Coutlass exploded.
“Shouldn’t, eh? Who the hell are you to tell me what I shouldn’t do? Sell me a ticket, you black plunderer, d’you hear! Look! Listen!”
He snatched a piece of paper from the babu’s hand and turned to face the impatient crowd.
“This hell-cat—” (the unhappy babu looked less like a hell-cat than any vision of the animal I ever imagined) “wants to make out that seventy-one times seven annas and three pice is forty-nine rupees, eleven annae! Oh, you charlatan! You mountebank! You black-blooded robber! You miscreant! Cut your throat, I order you!”
The babu expostulated, stammered, quailed. Coutlass drew in his breath for the gods of Greece alone knew what heights of fury next. But interruption entered.
“There, that’s enough of you! Get to the back of the line!”

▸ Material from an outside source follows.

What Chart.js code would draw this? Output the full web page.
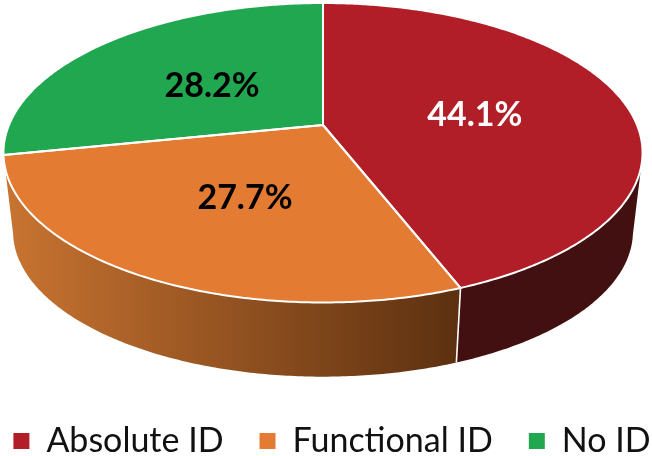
<!DOCTYPE html>
<html><head><meta charset="utf-8">
<style>html,body{margin:0;padding:0;background:#fff;overflow:hidden}#w{width:652px;height:456px;position:relative;overflow:hidden}#c{position:absolute;left:-40px;top:0}</style>
<script src="https://cdn.jsdelivr.net/npm/chart.js@4"></script>
</head><body><div id="w"><canvas id="c" width="732" height="456"></canvas></div>
<script>
const categories = ['Absolute ID', 'Functional ID', 'No ID'];
const values = [44.1, 27.7, 28.2];
const labelTexts = ['44.1%', '27.7%', '28.2%'];
const sliceColors = ['#b21e27', '#e37b33', '#22a751'];
const labelColors = ['#ffffff', '#000000', '#000000'];

// perspective projection of the pie disc (canvas is 40px wider on each side, for the one-line legend)
const view = {cx: 363, apexY: 125, A: 314, B: 144.6, k: 0.1853, depthY: 204.5, depthScale: 0.97};
const labelRadius = [0.49, 0.54, 0.45];
const labelNudge = [[3, 3], [11, -2], [-7, 0]];
function proj(angle, r, lower) {
  const u = Math.cos(angle) * r, v = Math.sin(angle) * r, w = 1 - view.k * v;
  const s = lower ? view.depthScale : 1;
  return [view.cx + s * view.A * u / w, (lower ? view.depthY : view.apexY) + s * view.B * v / w];
}
function rim(ctx, a, b, lower, move) {
  const n = Math.max(2, Math.ceil(Math.abs(b - a) / 0.01));
  for (let i = 0; i <= n; i++) {
    const p = proj(a + (b - a) * i / n, 1, lower);
    if (i === 0 && move) ctx.moveTo(p[0], p[1]); else ctx.lineTo(p[0], p[1]);
  }
}
const pie3d = {
  id: 'pie3d',
  beforeDatasetsDraw(chart) {
    const ctx = chart.ctx, arcs = chart.getDatasetMeta(0).data;
    const ang = i => [arcs[i].startAngle, arcs[i].endAngle];
    ctx.save();
    ctx.lineJoin = 'round';
    const wallStart = 12 * Math.PI / 180;
    const [r0, r1] = ang(0);
    ctx.beginPath(); rim(ctx, wallStart, r1, false, true); rim(ctx, r1, wallStart, true, false); ctx.closePath();
    ctx.fillStyle = '#431011'; ctx.fill();
    const [o0, o1] = ang(1);
    const g = ctx.createLinearGradient(45, 0, 500, 0);
    g.addColorStop(0, '#c97431'); g.addColorStop(1, '#5c3010');
    ctx.beginPath(); rim(ctx, o0, o1, false, true); rim(ctx, o1, o0, true, false); ctx.closePath();
    ctx.fillStyle = g; ctx.fill();
    const a = proj(r1, 1, false), b = proj(r1, 1, true);
    ctx.strokeStyle = '#fff'; ctx.lineWidth = 1.6;
    ctx.beginPath(); ctx.moveTo(a[0], a[1]); ctx.lineTo(b[0], b[1]); ctx.stroke();
    arcs.forEach((arc, i) => {
      ctx.beginPath();
      ctx.moveTo(view.cx, view.apexY);
      rim(ctx, arc.startAngle, arc.endAngle, false, false);
      ctx.closePath();
      ctx.fillStyle = sliceColors[i]; ctx.fill();
    });
    arcs.forEach((arc) => {
      ctx.beginPath();
      ctx.moveTo(view.cx, view.apexY);
      rim(ctx, arc.startAngle, arc.endAngle, false, false);
      ctx.closePath();
      ctx.strokeStyle = '#fff'; ctx.lineWidth = 2; ctx.stroke();
    });
    ctx.font = 'bold 34px Lato';
    ctx.textAlign = 'center'; ctx.textBaseline = 'middle';
    arcs.forEach((arc, i) => {
      const p = proj((arc.startAngle + arc.endAngle) / 2, labelRadius[i], false);
      ctx.fillStyle = labelColors[i];
      ctx.fillText(labelTexts[i], p[0] + labelNudge[i][0], p[1] + labelNudge[i][1]);
    });
    ctx.restore();
    return false;
  }
};
new Chart(document.getElementById('c'), {
  type: 'pie',
  data: {labels: categories, datasets: [{data: values, backgroundColor: sliceColors, borderWidth: 0}]},
  options: {
    responsive: false, animation: false,
    layout: {padding: {left: 12, bottom: -12}},
    plugins: {
      tooltip: {enabled: false},
      legend: {
        position: 'bottom',
        labels: {boxWidth: 16, boxHeight: 16, padding: 36, color: '#111', font: {family: 'Lato', size: 34}}
      }
    }
  },
  plugins: [pie3d]
});
</script></body></html>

The man who had promised us berths came abruptly through the barrier, and unlike the babu did not appear afraid of any one. The Greek let out his gathered breath with a bark of fury, like a seal coming up to breathe. Taking that for a symptom of opposition the newcomer, very cool in snow-white uniform and helmet, seized Coutlass by the neck and hustled him, arguing like a boiler under pressure, through the crowd. The Greek was three inches taller, and six or eight inches bigger round the chest, but too astonished to fight back, and perhaps, too, aware of the neighborhood of old da Gama’s fort, where more than one Greek was pining for the grape and olive fields of Hellas. With a final shove the railway official thrust him well out into the road.
“If you miss the train, serve you right!” he said. “Babus are willing servants, to be treated gently!”
Then he saw us.
“You’re late! Where’s your luggage? These your porters? All right—put you on your honor. Go on through. Save time. Have your stuff weighed, and settle the bill at Nairobi. All of it, mind! Babu, let these people through!”

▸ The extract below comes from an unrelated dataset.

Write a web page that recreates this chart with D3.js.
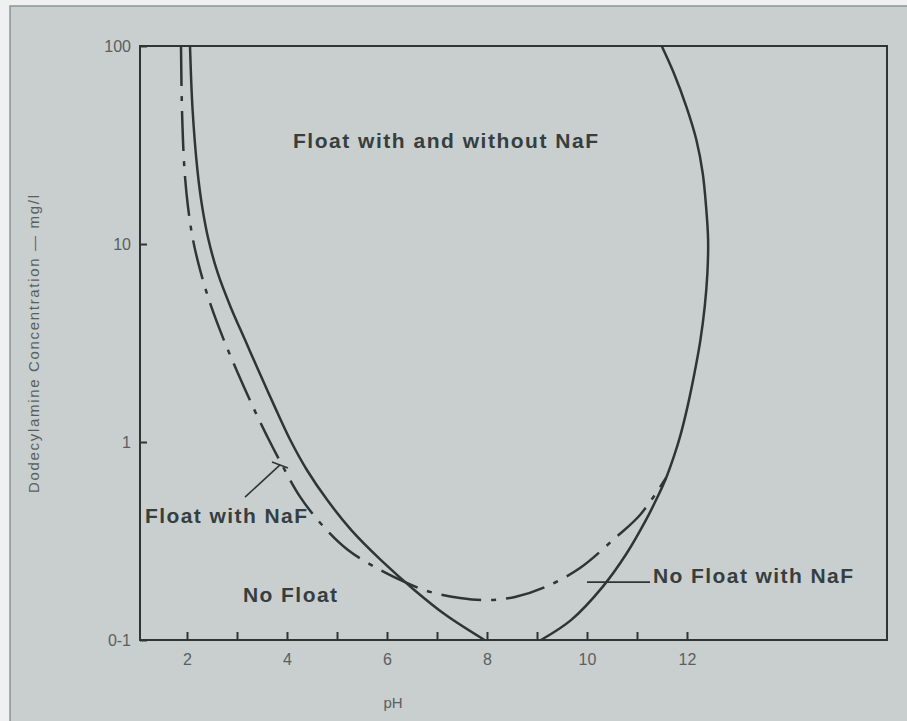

Followed by Courtney, who seemed to have right of way wherever it suited him to wander, we filed through the gate, crossed the blazing hot platform, and boarded a compartment labeled “Reserved.” The railway man nodded and left us, to hurry and help sell tickets.
It was an Indian type railway carriage be left us in, a contraption not ill-suited to Africa—nor yet so comfortable as to diminish the sensation of travel toward new frontiers.
Each car was divided into two compartments, entirely separate and entered from opposite ends; facing ours was the rear end of a second-class car, into which we could look if the doors were open and we lay feet-foremost on the berths. The berths were arranged lengthwise, two each side, and one above the other.
It was what they called a mixed train, mixed that is of freight and passengers—third-class in front, second next, then first, and a dozen little iron freight cars of two kinds in front. In those days there were neither tunnels nor bridges on that railway, and there was a single seat on the roof at each end of first- and second-class compartments reached by a ladder, for any passenger enamored of the view. Even the third-class compartments (and they were otherwise as deliberately bare and comfortless as wood and iron could make them) had lattice-work shades over the upper half of the windows.